As a first application, we will study the catalytic reaction of FNR, a central enzyme in the final step of the photosynthetic electron transfer processes using the energy of light to store high-energy electrons in the form of chemical bonds in NADPH. Our novel computational methods will provide accurate free energies as well as kinetic information about the dynamics of the photosynthetic systems. Importantly, it will allow us to understand the underlying mechanism, including the elusive coupled proton transfer steps that occur together with the electron transfer reactions in FNR.

Academia
Our results are shared via workshops, tutorials, conferences and seminars. Computational groups will be able to download our newly developed programs from my research group website (www.rostaresearch.com), or from CCPBioSim workshop/tutorial webpages. Our experimental collaborators will benefit from the more accurate and efficient algorithms that we can subsequently apply to design novel materials and test experimental hypothesis. We will work closely with Prof. Milagros Medina's group, who is an internationally known expert in FNR molecular studies. On longer term, we will apply our developed methods on additional systems, including uric acid oxidase in collaboration with Dr. Roberto Steiner (KCL). Furthermore, I have on-going collaborations with Profs. Oren Scherman and Jeremy Baumberg (Cambridge) with three papers submitted to date. Our newly developed methods will be useful in the design of novel nanomaterials in currently on-going collaborative projects.

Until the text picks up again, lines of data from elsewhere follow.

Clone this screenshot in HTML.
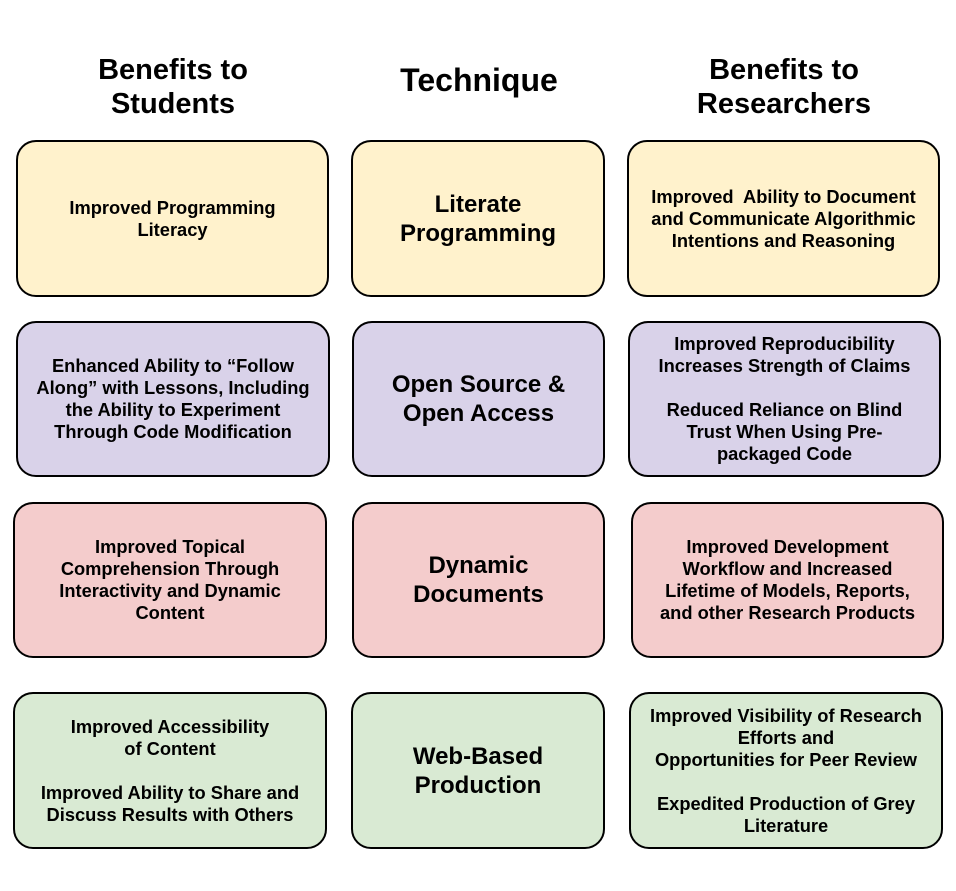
<!DOCTYPE html>
<html><head><meta charset="utf-8"><style>
body{margin:0;width:956px;height:891px;background:#fff;position:relative;font-family:"Liberation Sans",Arial,sans-serif;font-weight:bold;color:#000;overflow:hidden}
.h{position:absolute;text-align:center;font-size:29px;line-height:34px;white-space:nowrap}
.b{position:absolute;box-sizing:border-box;border:2px solid #000;border-radius:20px;display:flex;align-items:center;justify-content:center;text-align:center;font-size:18.3px;line-height:22px;padding:0 4px;white-space:nowrap}
.m{font-size:24px;line-height:29px}
.y{background:#fff2cc}.p{background:#d9d2e9}.r{background:#f4cccc}.g{background:#d9ead3}
</style></head><body>
<div class="h" style="left:43px;width:260px;top:53px">Benefits to<br>Students</div>
<div class="h" style="left:349px;width:260px;top:63px;font-size:32px">Technique</div>
<div class="h" style="left:654px;width:260px;top:53px">Benefits to<br>Researchers</div>

<div class="b y" style="left:16px;top:140px;width:313px;height:157px">Improved Programming<br>Literacy</div>
<div class="b y m" style="left:351px;top:140px;width:254px;height:157px">Literate<br>Programming</div>
<div class="b y" style="left:627px;top:140px;width:313px;height:157px">Improved&nbsp; Ability to Document<br>and Communicate Algorithmic<br>Intentions and Reasoning</div>

<div class="b p" style="left:16px;top:321px;width:314px;height:156px">Enhanced Ability to “Follow<br>Along” with Lessons, Including<br>the Ability to Experiment<br>Through Code Modification</div>
<div class="b p m" style="left:352px;top:321px;width:253px;height:156px">Open Source &amp;<br>Open Access</div>
<div class="b p" style="left:628px;top:321px;width:313px;height:156px">Improved Reproducibility<br>Increases Strength of Claims<br><br>Reduced Reliance on Blind<br>Trust When Using Pre-<br>packaged Code</div>

<div class="b r" style="left:13px;top:502px;width:314px;height:156px">Improved Topical<br>Comprehension Through<br>Interactivity and Dynamic<br>Content</div>
<div class="b r m" style="left:352px;top:502px;width:253px;height:156px">Dynamic<br>Documents</div>
<div class="b r" style="left:631px;top:502px;width:313px;height:156px">Improved Development<br>Workflow and Increased<br>Lifetime of Models, Reports,<br>and other Research Products</div>

<div class="b g" style="left:13px;top:692px;width:314px;height:157px">Improved Accessibility<br>of Content<br><br>Improved Ability to Share and<br>Discuss Results with Others</div>
<div class="b g m" style="left:351px;top:692px;width:254px;height:157px">Web-Based<br>Production</div>
<div class="b g" style="left:629px;top:692px;width:314px;height:157px">Improved Visibility of Research<br>Efforts and<br>Opportunities for Peer Review<br><br>Expedited Production of Grey<br>Literature</div>
</body></html>
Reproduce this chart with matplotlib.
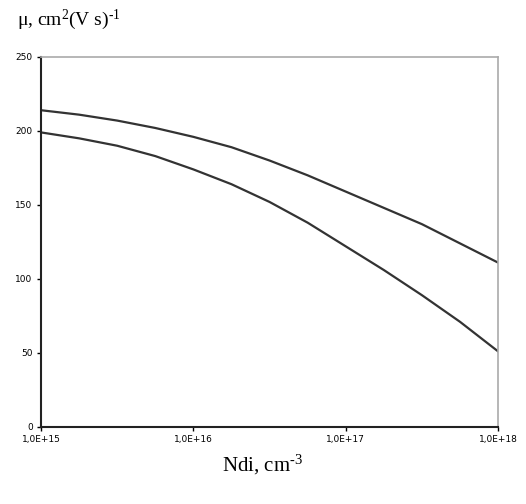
import numpy as np
import matplotlib
matplotlib.use("Agg")
import matplotlib.pyplot as plt

plt.rcParams["mathtext.fontset"] = "custom"
plt.rcParams["mathtext.rm"] = "Liberation Serif"
plt.rcParams["mathtext.it"] = "Liberation Serif:italic"

# концентрация доноров, cm^-3 (шаг 1/4 декады)
log_ndi = [15.0, 15.25, 15.5, 15.75, 16.0, 16.25, 16.5, 16.75, 17.0, 17.25, 17.5, 17.75, 18.0]
mu_upper = [214, 211, 207, 202, 196, 189, 180, 170, 159, 148, 137, 124, 111]
mu_lower = [199, 195, 190, 183, 174, 164, 152, 138, 122, 106, 89, 71, 51]

xticks = [1e15, 1e16, 1e17, 1e18]
xtick_labels = ["1,0E+15", "1,0E+16", "1,0E+17", "1,0E+18"]
yticks = [0, 50, 100, 150, 200, 250]

ndi = [10 ** v for v in log_ndi]

fig = plt.figure(figsize=(5.26, 5.04), dpi=100)
ax = fig.add_axes([0.078, 0.153, 0.869, 0.734])

ax.plot(ndi, mu_upper, color="#333333", lw=1.6)
ax.plot(ndi, mu_lower, color="#333333", lw=1.6)

ax.set_xscale("log")
ax.set_xlim(1e15, 1e18)
ax.set_ylim(0, 250)
ax.set_xticks(xticks)
ax.set_xticklabels(xtick_labels)
ax.minorticks_off()
ax.set_yticks(yticks)
ax.tick_params(direction="out", length=3, width=1, labelsize=6.5, pad=3)

for s in ["left", "bottom"]:
    ax.spines[s].set_color("#222222")
    ax.spines[s].set_linewidth(1.5)
for s in ["top", "right"]:
    ax.spines[s].set_color("#aaaaaa")
    ax.spines[s].set_linewidth(1.2)

fig.text(0.032, 0.96, r"μ, cm$\mathregular{^{2}}$(V s)$\mathregular{^{\text{-}1}}$",
         family="Liberation Serif", fontsize=14, va="center", ha="left")
fig.text(0.5, 0.077, r"Ndi, cm$\mathregular{^{\text{-}3}}$", family="Liberation Serif",
         fontsize=15, va="center", ha="center")

fig.savefig("out.png", dpi=100)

Public Sector, Business, Industry
On long term, health-related public sectors will benefit from basic research on structure and function of FNR, or other e.g., phosphate processing enzymes. Our methods can be used and may be inspirational to a large number of projects studying the dynamics of phosphate-processing enzymes that are relevant to many diseases. Phosphate processing enzymes are validated targets of a large number of drugs used in current clinical practices treating a wide range of diseases. These include reverse transcriptase and integrase inhibitors used against HIV and hepatitis B, proton pump inhibitors used in gastric diseases, kinase and topoisomerase inhibitors used in chemotherapy to treat cancers.
In particular, BRAF inhibitor drugs are recent examples of targeted cancer therapy: (http://www.cancer.gov/cancertopics/treatment/types/targeted-therapies/targeted-therapies-fact-sheet). In our on-going projects on BRAF dynamics studies together with Prof. Walter Kolch-s (Director, Systems Biology Ireland and Conway Institute) group, we are already using the DHAM method, and our future algorithms will be highly beneficial as well. This project is carried out also in collaboration with researchers from Genentech, who kindly provided drug molecules for experimental validations of our computational results.
Our basic research results are also relevant to UK charities such as Cancer Research UK. In addition to drug design, insights related to controlling enzyme activity is also relevant for biotechnology industries, e.g., businesses developing industrial enzymes such as Novozymes.

General Public, Education
The general public, high school and university students will benefit from new basic research developments in general, by public lectures in the UK and world-wide (e.g., via the Alchemy Today seminar series of the Eotvos University, where I've been invited as a speaker), or by the Open Days at King's. My lab also hosted 9 high school students to date in the past three years, who were introduced to on-going research in my lab via the In2Science and Nuffield Research Placement programs.